Figures 6a to 6f illustrate various alternative mechanisms for actuating the damping device 16. In Figure 6a, instead of a lug on the actuating lever to slidingly engage the camming track 20, an actuating arm 27 is provided. The actuating arm 27 lies outside the hinge cup 12 in the same void space as the damping device 16. It is fixed for rotation in tandem with the actuating lever 17, and is shaped with a lobe 28 that is arranged to come into sliding engagement with the camming track 20. Thus, pivotal movement of the actuating lever 17 in response to closing movement of the hinge will cause pivotal movement of the actuating arm 27, which will in turn cause pivotal movement of the damping device 16 by action of the lobe 28 on the camming track 20. In Figure 6b, instead of a guide, the free end of the piston rod 21 is provided with a rounded nose 29 with which to slidingly engage the camming surface 26. In Figure 6c, the damping device is provided as a separate component and its position effectively reversed, with its cylinder 30 being arranged to slidingly engage the camming surface 26, instead of its piston rod. In this case, a special housing 31 is designed to receive and mount the damping device.

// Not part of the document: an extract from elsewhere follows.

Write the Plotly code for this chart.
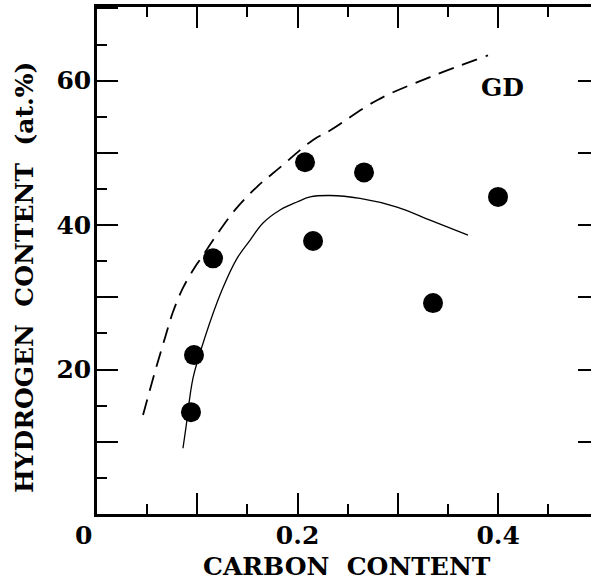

In Figure 6d, the damping device 16 has no internal spring biassing it towards it extended condition. Instead, a tensile spring 32 mounted between the hinge cup 12 and the damping device 16 acts to bias the damping device towards its inclined position. Also in this arrangement, a pin 33 attached to the guide 23 is constrained to move within a slotted camming track 34.

In Figures 6e and 6f, the angle of inclination of the damping device 16 does not change. Instead, compression of the damping device 16 is caused by a snail cam 35. This is mounted co-axially with the actuating lever 17 and fixed so as to rotate in tandem with it. The snail cam 35 is slidingly engageable with the guide 23 on the damping device 16.

A further modification, which could apply to any of the embodiments described herein, would be to provide a different kind of pivotal mounting for the damping device 16. For example, this could be in the form of a ball and socket type of articulated joint, whereby a socket could be provided on one of the hinge cup 12 or the damping device 16 to receive a rounded projection on the other of the hinge cup or damping device.

In the arrangement seen in Figure 7, there is no actuating lever within the hinge cup. Instead, the arm assembly 11 is provided with a lug 36. This lug 36 extends out laterally from the arm assembly 11 so that it is able to come into direct sliding engagement with the camming track 20 on the damping device 16 (not seen in Figure 7). The sidewall of the hinge cup 12 is suitably apertured to allow for this engagement.

In Figures 8a and 8b, an adjusting screw 37 is mounted on the flange 15 of the hinge cup 12. The screw 37 is designed to engage the damping device 16 by its guide 23 and it will be seen that by turning the screw 37 in or out, the angle of inclination of the damping device can be adjusted. The effect of adjusting the angle of inclination of the damping device 16 will be to alter the point at which it begins to provide a damped resistive force to the closing movement of the hinge.

In the assembly seen in Figures 9a to 9c, a mechanism is provided for switching on and off operation of the damping device 16. The actuating lever 17 is provided with a wedge-shaped stop 39 (seen best in Figure 9c). This is engageable by a leg 40 that extends downwardly from a linearly movable switch 41 mounted on the flange 15 of the hinge cup 12. When the switch 41 is moved to its "OFF" position, the leg 40 will come into contact with the stop 39 as the activating lever 17 pivots. The leg 40 has sufficient flexibility to flex during this movement, but once the actuating lever 17 has pivoted as far as it can go (corresponding to the closed position of the hinge) the leg 40 will move into abutting engagement with the stop 39 and hence prevent any return movement of the actuating lever. The damping device 16 is thus held in its compressed condition and further movement of the hinge assembly will thus take place without any damping action. The damping action can be restored by moving the switch to its "ON" position. This moves the leg 40 out of its abutting engagement with the stop 39, thus freeing the actuating lever 17 to return to its usual starting position.